Media Watch

ASU student newspaper navigates all-digital terrain

The unraveling of the traditional newspaper model has been a refrain played more often than a Katy Perry song in heavy top-40 rotation. Print is dying, or at the very least gradually fading away, and newspapers are trying to figure out how to bridge the gap financially in the digital age, often to the peril of its employees.

That prompted the university to the north to take a drastic step over the summer. The ASU student newspaper, State Press, scrapped its print presence, which had been dwindling anyway, and went all-digital.

Arizona State is one of a handful of colleges to make the move, and certainly the most recognizable. It's a dramatic decision that didn't sit well with the traditionalist sect.

"I get upset emails all the time," said Jason Manning, State Press Publisher and Director of Student Media at ASU. "You may say this works over there, but it's not going to work here and here's why,' and I say, fine. I wouldn't suggest to you how to run your thing, although there are a few inevitable, inexorable trends we see, and one we see is print is a problem, and revenue for print is a problem. That argument is over. We should be looking forward from that and look to how that problem gets solved and how it plays out in our communities and institutions. That will be different for all of us."

At State Press, the writing was on the wall, which meant ink would not be on paper. Once a daily, in 2013 the publication was pared to two editions a week. Furthermore, full-time staff was slashed from 9.5 employees to 2.5, although some were reassigned. As a result, State Press pitched and got approval for the digital transition.

Once the move was made, that set the stage for problem solving on two fronts. First, how to remain visibly viable. One of the arguments among supporters of maintaining the traditional print model is that the presence of a physical print edition helps to remind students the school paper still exists. As such, they might pick up a copy. But are those same students really going to remember there's a student newspaper if it's only available online, and are they going to bother clicking on those stories?

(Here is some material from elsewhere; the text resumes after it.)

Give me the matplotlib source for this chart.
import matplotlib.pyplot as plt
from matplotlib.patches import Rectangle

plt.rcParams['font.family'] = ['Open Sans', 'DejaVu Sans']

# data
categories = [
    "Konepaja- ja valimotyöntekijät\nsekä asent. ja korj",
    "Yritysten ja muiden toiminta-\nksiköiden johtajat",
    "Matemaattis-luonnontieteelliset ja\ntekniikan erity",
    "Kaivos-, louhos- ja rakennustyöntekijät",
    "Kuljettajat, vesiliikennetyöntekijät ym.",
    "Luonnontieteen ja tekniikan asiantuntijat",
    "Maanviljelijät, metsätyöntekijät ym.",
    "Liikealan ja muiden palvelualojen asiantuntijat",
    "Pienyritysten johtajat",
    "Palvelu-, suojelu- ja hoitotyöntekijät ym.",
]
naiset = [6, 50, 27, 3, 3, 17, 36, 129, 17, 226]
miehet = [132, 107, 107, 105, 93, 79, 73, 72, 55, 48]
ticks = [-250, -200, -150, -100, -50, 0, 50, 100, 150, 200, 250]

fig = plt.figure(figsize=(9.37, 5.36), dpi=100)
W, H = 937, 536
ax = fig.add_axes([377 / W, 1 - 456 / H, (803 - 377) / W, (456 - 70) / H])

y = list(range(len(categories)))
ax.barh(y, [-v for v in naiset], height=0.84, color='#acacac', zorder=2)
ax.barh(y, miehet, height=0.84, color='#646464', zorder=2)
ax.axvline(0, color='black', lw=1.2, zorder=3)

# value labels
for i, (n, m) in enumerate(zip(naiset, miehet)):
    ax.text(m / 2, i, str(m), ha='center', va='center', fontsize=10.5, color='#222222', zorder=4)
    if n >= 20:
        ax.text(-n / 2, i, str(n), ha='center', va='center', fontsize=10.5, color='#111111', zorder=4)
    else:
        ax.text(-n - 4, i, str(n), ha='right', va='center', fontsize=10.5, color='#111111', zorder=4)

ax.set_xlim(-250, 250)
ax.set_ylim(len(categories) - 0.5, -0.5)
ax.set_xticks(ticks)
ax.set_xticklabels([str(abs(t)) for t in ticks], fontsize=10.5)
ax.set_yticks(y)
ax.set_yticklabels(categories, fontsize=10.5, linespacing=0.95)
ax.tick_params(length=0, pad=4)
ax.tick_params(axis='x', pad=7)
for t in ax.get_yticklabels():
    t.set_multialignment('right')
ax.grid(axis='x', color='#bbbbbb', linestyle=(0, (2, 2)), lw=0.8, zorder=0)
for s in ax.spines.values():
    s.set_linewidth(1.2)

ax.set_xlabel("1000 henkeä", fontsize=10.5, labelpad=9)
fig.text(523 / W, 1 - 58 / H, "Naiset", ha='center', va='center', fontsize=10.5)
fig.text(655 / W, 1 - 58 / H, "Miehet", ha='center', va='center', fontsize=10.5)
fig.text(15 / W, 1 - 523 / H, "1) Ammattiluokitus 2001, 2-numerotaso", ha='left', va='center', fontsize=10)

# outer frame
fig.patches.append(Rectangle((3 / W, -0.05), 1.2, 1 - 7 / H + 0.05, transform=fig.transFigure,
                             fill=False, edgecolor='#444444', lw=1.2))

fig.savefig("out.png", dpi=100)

State Press says the answer is yes.

"We're up more than 50 percent above where we were two years ago and more than 44 percent above where we were last year," said State Press editor Julia Shumway in an email detailing State Press' online reach, which tallied over three quarters of a million unique sessions in the first two months of the school year and since the transition. The more successful stories from a traffic standpoint tend to be list or poll related. 

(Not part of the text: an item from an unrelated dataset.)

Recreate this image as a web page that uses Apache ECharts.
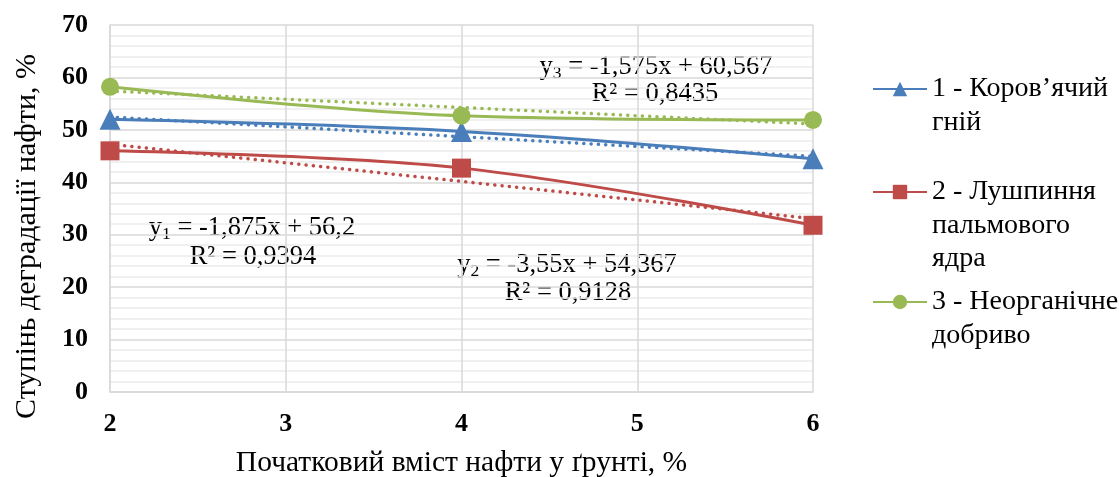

Not surprisingly, social media plays a critical role in relevance.

"You have to be really good, and really smart in social media," said Manning. "We're getting there. We're getting smarter all the time. We have really smart students and have tried in our recruiting to expand beyond just journalism and communications and get some marketing and other disciplines in-house. Nobody is going to go in that age demographic and type in, then go to the home page. They'll see something cool on social media and then follow the link. More than 50 percent of the traffic is coming in from social media or search, so all the action is at the article page, and that's another design challenge. Whether it's search or social media it's one and done (another huge issue faced by publications across the spectrum. Someone who clicked a story they saw on social media will often only read that story, then leave the site without accessing other content). The challenge is, how do you design those article-level pages so your best stuff is there and you can keep that readership for longer periods of time for more clicks. It's a huge challenge, and we're grappling with that."

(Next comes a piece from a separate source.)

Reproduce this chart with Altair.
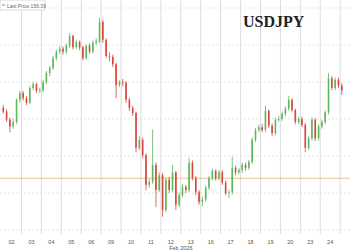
import altair as alt
import pandas as pd

# ---- data -------------------------------------------------------------
day_labels = ["02", "03", "04", "05", "06", "09", "10", "11", "12",
              "13", "16", "17", "18", "19", "20", "23", "24", "25"]
slots_per_day = 6  # 4-hour candles

first_open = 156.15
closes = [
    156.10, 155.99, 155.90, 155.96, 156.26, 156.35,   # 02
    156.28, 156.22, 156.42, 156.47, 156.38, 156.39,   # 03
    156.50, 156.62, 156.69, 156.82, 156.91, 156.95,   # 04
    156.91, 156.99, 157.12, 156.97, 157.04, 156.97,   # 05
    156.82, 156.99, 156.91, 157.03, 157.05, 157.31,   # 06
    157.07, 156.85, 156.84, 156.74, 156.46, 156.50,   # 09
    156.49, 156.26, 156.15, 156.08, 155.61, 155.72,   # 10
    155.51, 155.11, 155.15, 155.38, 155.04, 155.24,   # 11
    154.77, 155.18, 155.04, 155.28, 154.84, 154.97,   # 12
    155.08, 155.04, 155.41, 155.20, 155.01, 154.88,   # 13
    154.91, 155.07, 155.20, 155.30, 155.20, 155.28,   # 16
    155.14, 155.00, 155.01, 155.34, 155.28, 155.31,   # 17
    155.38, 155.34, 155.42, 155.72, 155.85, 155.89,   # 18
    155.85, 156.11, 155.91, 155.81, 155.99, 156.00,   # 19
    156.07, 156.14, 156.26, 156.12, 155.96, 156.00,   # 20
    155.92, 155.61, 155.74, 155.99, 155.74, 155.90,   # 23
    155.96, 156.09, 156.55, 156.42, 156.53, 156.45,   # 24
    156.39,                                           # 25
]
highs = [
    156.19, 156.13, 156.02, 156.00, 156.28, 156.38,
    156.38, 156.31, 156.45, 156.50, 156.49, 156.42,
    156.53, 156.65, 156.72, 156.85, 156.94, 156.99,
    156.98, 157.02, 157.16, 157.14, 157.07, 157.06,
    156.99, 157.01, 157.02, 157.06, 157.09, 157.37,
    157.34, 157.09, 156.90, 156.87, 156.76, 156.53,
    156.54, 156.51, 156.29, 156.18, 156.10, 155.77,
    155.75, 155.54, 155.19, 155.86, 155.41, 155.28,
    155.27, 155.21, 155.22, 155.38, 155.30, 155.01,
    155.12, 155.11, 155.47, 155.44, 155.23, 155.04,
    154.95, 155.10, 155.23, 155.33, 155.32, 155.31,
    155.31, 155.17, 155.05, 155.49, 155.37, 155.34,
    155.41, 155.41, 155.45, 155.75, 155.88, 155.92,
    155.93, 156.18, 156.13, 155.94, 156.02, 156.04,
    156.10, 156.17, 156.31, 156.28, 156.14, 156.03,
    156.03, 155.95, 155.77, 156.02, 156.01, 155.93,
    155.99, 156.12, 156.62, 156.58, 156.56, 156.56,
    156.48,
]
lows = [
    156.07, 155.96, 155.82, 155.87, 155.93, 156.22,
    156.25, 156.19, 156.20, 156.39, 156.35, 156.35,
    156.36, 156.47, 156.58, 156.66, 156.79, 156.88,
    156.87, 156.88, 156.96, 156.94, 156.94, 156.93,
    156.79, 156.80, 156.88, 156.88, 157.00, 157.02,
    157.03, 156.82, 156.78, 156.70, 156.28, 156.43,
    156.44, 156.22, 156.11, 156.04, 155.55, 155.58,
    155.47, 155.04, 155.07, 155.12, 154.81, 155.01,
    154.68, 154.74, 155.00, 155.01, 154.77, 154.81,
    154.94, 155.00, 155.01, 155.17, 154.97, 154.84,
    154.82, 154.88, 155.04, 155.17, 155.17, 155.17,
    155.11, 154.97, 154.93, 154.98, 155.24, 155.25,
    155.27, 155.30, 155.31, 155.39, 155.69, 155.82,
    155.82, 155.82, 155.88, 155.77, 155.78, 155.96,
    155.97, 156.04, 156.11, 156.09, 155.93, 155.93,
    155.89, 155.55, 155.58, 155.71, 155.70, 155.71,
    155.87, 155.93, 156.06, 156.39, 156.39, 156.42,
    156.33,
]

grid_levels = [154.5, 155.0, 155.5, 156.0, 156.5, 157.0, 157.5]
ref_level = 155.20
last_price_text = "Last Price 156.39"
month_text = "Feb 2026"
title_text = "USDJPY"

# ---- tables -----------------------------------------------------------
rows = []
prev = first_open
for i, c in enumerate(closes):
    d, s = divmod(i, slots_per_day)
    t = d + (s + 0.5) / slots_per_day
    o = prev
    rows.append({"t": t, "open": o, "close": c, "high": highs[i],
                 "low": lows[i], "dir": "up" if c >= o else "down"})
    prev = c
candles = pd.DataFrame(rows)

bounds = pd.DataFrame({"t": list(range(1, len(day_labels)))})
labels = pd.DataFrame({"t": [k + 0.5 for k in range(len(day_labels) - 1)],
                       "label": day_labels[:-1]})
levels = pd.DataFrame({"level": grid_levels})
ref = pd.DataFrame({"level": [ref_level]})
month = pd.DataFrame({"t": [9.0], "label": [month_text]})

W, H = 350, 250
xs = alt.Scale(domain=[0.1707, 17.244], nice=False, zero=False)
ys = alt.Scale(domain=[154.2297, 157.608], nice=False, zero=False)
col = alt.Color("dir:N", scale=alt.Scale(domain=["up", "down"],
                range=["#5cb85c", "#d6483d"]), legend=None)

vgrid = alt.Chart(bounds).mark_rule(color="#dcdcdc", strokeWidth=1).encode(
    x=alt.X("t:Q", scale=xs, axis=None), y=alt.value(0), y2=alt.value(234))
hgrid = alt.Chart(levels).mark_rule(color="#e2e2e2", strokeWidth=1,
                                    strokeDash=[2, 2]).encode(
    y=alt.Y("level:Q", scale=ys, axis=None))
refline = alt.Chart(ref).mark_rule(color="#f2c08a", strokeWidth=1).encode(
    y=alt.Y("level:Q", scale=ys, axis=None))
wicks = alt.Chart(candles).mark_rule(strokeWidth=0.8, clip=True).encode(
    x=alt.X("t:Q", scale=xs, axis=None),
    y=alt.Y("low:Q", scale=ys, axis=None), y2="high:Q", color=col)
bodies = alt.Chart(candles).mark_bar(size=1.6, clip=True).encode(
    x=alt.X("t:Q", scale=xs, axis=None),
    y=alt.Y("open:Q", scale=ys, axis=None), y2="close:Q", color=col)
daytext = alt.Chart(labels).mark_text(fontSize=5.5, color="#555",
                                      font="Liberation Sans").encode(
    x=alt.X("t:Q", scale=xs, axis=None), y=alt.value(242), text="label:N")
monthtext = alt.Chart(month).mark_text(fontSize=5.5, color="#555",
                                       font="Liberation Sans").encode(
    x=alt.X("t:Q", scale=xs, axis=None), y=alt.value(248), text="label:N")

legbox = alt.Chart(pd.DataFrame({"k": [0]})).mark_rect(
    fill="white", stroke="#cfcfcf", strokeWidth=0.8).encode(
    x=alt.value(0), x2=alt.value(45), y=alt.value(0), y2=alt.value(10))
legmark = alt.Chart(pd.DataFrame({"k": [0]})).mark_rule(
    color="#888", strokeWidth=1).encode(
    x=alt.value(2), x2=alt.value(5), y=alt.value(5))
legtext = alt.Chart(pd.DataFrame({"label": [last_price_text]})).mark_text(
    fontSize=5, color="#666", align="left", baseline="middle",
    font="Liberation Sans").encode(
    x=alt.value(7), y=alt.value(5.5), text="label:N")
title = alt.Chart(pd.DataFrame({"label": [title_text]})).mark_text(
    fontSize=16, fontWeight="bold", color="#222", align="left",
    baseline="alphabetic", font="Liberation Serif").encode(
    x=alt.value(243), y=alt.value(27), text="label:N")

chart = alt.layer(vgrid, hgrid, refline, wicks, bodies, daytext, monthtext,
                  legbox, legmark, legtext, title).properties(
    width=W, height=H, padding=0,
    autosize=alt.AutoSizeParams(type="none"),
    background="white",
).configure_view(stroke=None)

chart.save("out.html", embed_options={"renderer": "svg", "actions": False})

And improving branding as well.

"A lot of the audience doesn't care there's cool content and from where, and they're consuming," said Manning. "They just click through and don't make the connection it's the New York Times or Tucson Weekly or whatever publishing brand. We've started to get over that hump, and people are communicating with us now saying at 'State Press' you should cover this and that. At 'State Press' you really missed it on this article. So even if it's negative commentary, they recognize the source. The way our students have gotten there is very conversational, not the voice of God journalism voice, but a peer voice on social media, having conversations, doing stuff that's more entertaining along with the hard news. Sort of Buzzfeed type content.

The second critical factor is, of course, financial viability, and on that front State Press has its tentacles in a number of streams. Digital advertising barely scratches the surface. It is nowhere near a one-for-one replacement from the revenue created during the print heyday. However, State Press did cut a deal with an outdoor billboard vendor on campus, and that shared revenue association has been very lucrative.

Coincidentally, specialty print publications, such as housing guides, have been beneficial as well. The State Press creative services unit does video and design work for clients on and off campus. The publication has also toyed with native advertising, the practice of creating an ad that looks like a story, "but that's an ethical minefield, and we have to be very careful," said Manning. State Press has also received institutional support, which obviously is not an option for media outlets in the private sector.

"We're not saying we solved the business model. We got some breathing room," Manning said. "We got some investment from our institution and looking at the future and what can we do innovatively to get the very best performance out of this content and serve the community the best way we can."

The UA student newspaper, the Wildcat, continues to maintain a print presence. Efforts to reach representatives for comment on their status and model functionality were not returned.